Course she openly defended this other person with no regards of what was being said.  I was being criticised because I actually stood up for "equality" and that not all men are guilty plus some women like it or not are no different.  Then came "ordering me" if I say "calm down" - that is by no definition an order.  It's a suggestion, a request, something that a British person would say to a passer by.  If on the other hand I said "Simon says" that by all means is an order.  If I say "Shut up" that is an aggressive suggestion bordering on an order.  Calm down is a simple polite way that you being relaxed might help. 


I'm a big fan of twitter, it allows you to discuss with anyone about anything all publicly.  It's actually why I use a secret account because I openly criticise my own professionals and the type of people I worked with over the (nearly) 20 years. 


I've had my fair share of bad women and certainly not had a small love life either.  I've had plenty of friends through the years and every single one of them has had relationships in some way.  This helped create my large experience and because I am able to spend five minutes with some one and predict what they are like (the other half didn't believe me at first till I constantly proved it).


If you have issues you need to deal with them first, you need to be happy before you find some one.


So the Feminists again
A hot topic on and off twitter every couple of days.  Some feminists are pushing on the border (even breaking it) on the superiority attitude against men.  Feminism is not about superiority it's about equality nothing less and nothing more - that's a fact.  You should not be dishing something you can't take.


Grow a back bone - as a kid I grew up in a rough area, my friends have been there and done that while still throw banter.  This all helped me grow that back bone.


So why is it, if I openly question or even explain the situation that's classes as a "hissy fit".  As I type up this blog I do so calmly, explaining, showing some examples of the good, the bad and the ugly.

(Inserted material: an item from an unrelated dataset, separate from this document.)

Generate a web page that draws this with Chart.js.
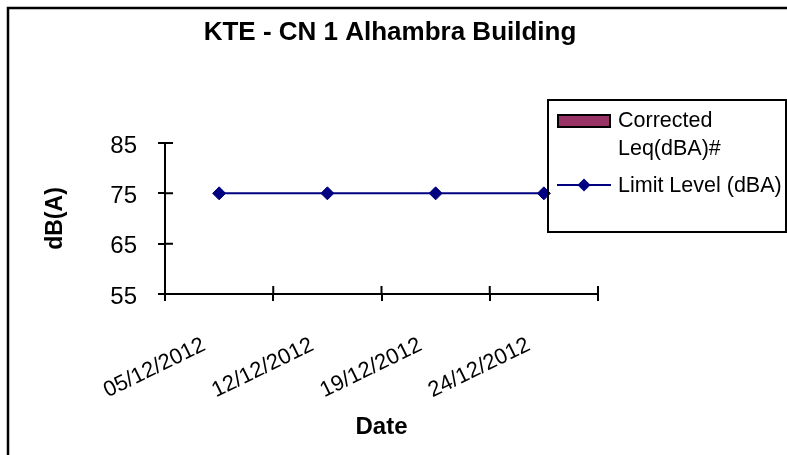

Is that a term you would use sitting in a group of tables openly discussing something? And because you don't necessarily agree with something that's classed as a hissy fit?  I sometimes wonder if people are too used to not having questions put towards them.  Why did you get up in the morning?  Why did you choose your career?  What do you do at the weekends?  What do you do during the weekdays?


If I continue to question something that's simply curiosity not a "hissy fit".  If I publicly advertise questions how is that no different to aiming it to one person? 

As I said before I think the issue here is some have had their lives handed to them and perhaps had little friction to deal with.  In my job I have to question, if I don't understand something I want more information, if I don't agree I will say it.  If that means I make a phone call, have a chat or simply put it on an email then it's no different to any other discussion.  I'm making points - which is what my blogs are about.




Solution
In one simple line - get over your self.  British term used often, it's not meant to be a passive gesture but instead it means - realise the world doesn't evolve around you.  Life isn't easy and it can be hard but working towards the future and don't use aggression to dictate how you live.  I will say what a relative WW2 vet said many years ago.  We fought, we died and we came home broken.  We had to do it, some didn't want to, some did, some were afraid and some were courageous.  Creating a better world and protecting one from evil.  I hope you live the life we will be proud of.


It was a line I learnt off by heart (mainly because he would remind me every month)...


Problem is with some people especially in todays world, so many have been used to having life handed to them on a silver plate.  It's rare to see people working all day every day just to put food on the table.  My family know that's why I work very hard.  I get paid 37 hours a week yet I tend to do 45.  It secures my position, it doesn't grant a pay rise or better prospects but instead it tightens my grip on a safe job.
How many work hard for everything they have?
Our nation, our world is fast becoming - sorry to say this - a whore.